Albania – Opposition party to quit parliamentary mandates, ahead of upcoming local elections and EU talks

lulzim, basha, dp, protest, tirana, albania

Tirana, Albania | 18 Feb 2019 (Tirana Echo) – Albania’s main opposition party DP has announced it will resign its 33 parliamentary mandates, asking for a transitory technical government which will take the small Balkan country into free and fair general elections.

As previously announced, and despite doubts of bluffing, Albania’s main opposition leader proposal to abandon their parliamentary mandates has been approved today by democratic MPs, following a massive opposition protest which turned violent on Saturday.

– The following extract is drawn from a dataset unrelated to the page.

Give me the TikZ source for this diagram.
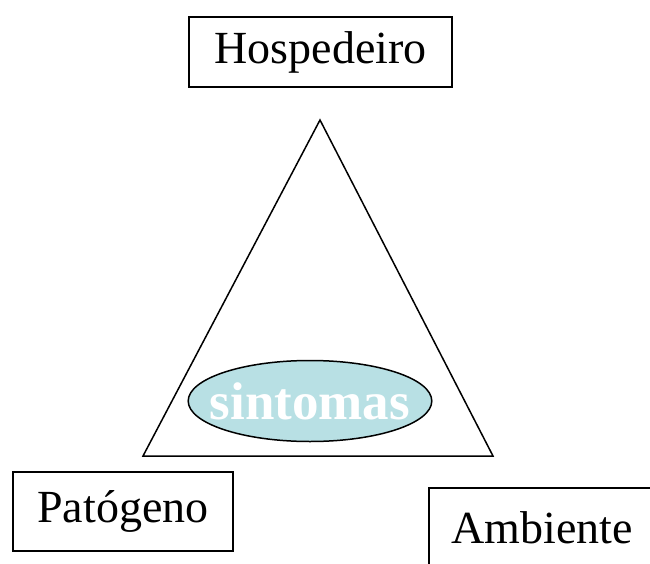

The unprecedented decision further escalates the political crisis in the small Balkan nation only months ahead of its upcoming local elections and as Albania awaits the green light to formally start membership talks with the European Union later this year.

During a press conference following a Democratic Party parliamentary group meeting, DP Chairman Lulzim Basha confirmed the group had unanimously voted in favor of quitting all 33 parliamentary mandates of the DP.

The DP parliamentary group has unanimously voted in favor of giving up their mandates and has authorized the party chairman to take all necessary next steps as provided by the statute of the Democratic Party of Albania,” said Basha minutes ago, who is now expected to call an extraordinary meeting of the DP National Council.

The DP chair said the decision was forced upon its party MPs given the “unprecedented national emergency situation” Albania is facing because of corruptive and criminal affairs, miserable social conditions and due to the constant violation of human rights through the capture of the justice system by Edi Rama’s socialist government.

According to the electoral code of Albania, the parliamentary mandate of a member of parliament ends when he or she resigns from it, or when he or she fails to show in parliament for a consecutive period of 6 months.

The DP has not confirmed details of how its MPs intend to ‘give up’ their mandates and whether they will resign immediately from their mandates or wait for the 6 month period to end.

If opposition MPs resign officially, the Central Elections Commission (KQZ) will have to replace the resigning names with the following candidate names in the DP electoral lists put forward during the 2017 general elections, where PM Rama’s socialists won a second mandate to govern the country.  

Albania hopes to formally start membership talks with the European Union later this year, and Rama’s socialists are keen to show some credible results in their reform of the highly corrupt justice system, which the opposition depicts as captured by the governing majority.

However, the US and EU backed justice reform has already expelled several judges and prosecutors through a vetting process and hopes the system will start to deliver its first results within this year.

Following the establishment of the crucial High Council of Justice (KLGJ) and the High Prosecutorial Council (KLP) last December, a special anti-corruption prosecutorial structure (SPAK) is expected to be erected in the following weeks which will be expected to investigate high level corruption and political links to organized crime which are highly pervasive in the small Balkan country.

European Union leaders agreed last June to start membership talks with Albania and Macedonia within 2019 if both small Balkan nations show substantial progress in their crucial rule of law reforms under way.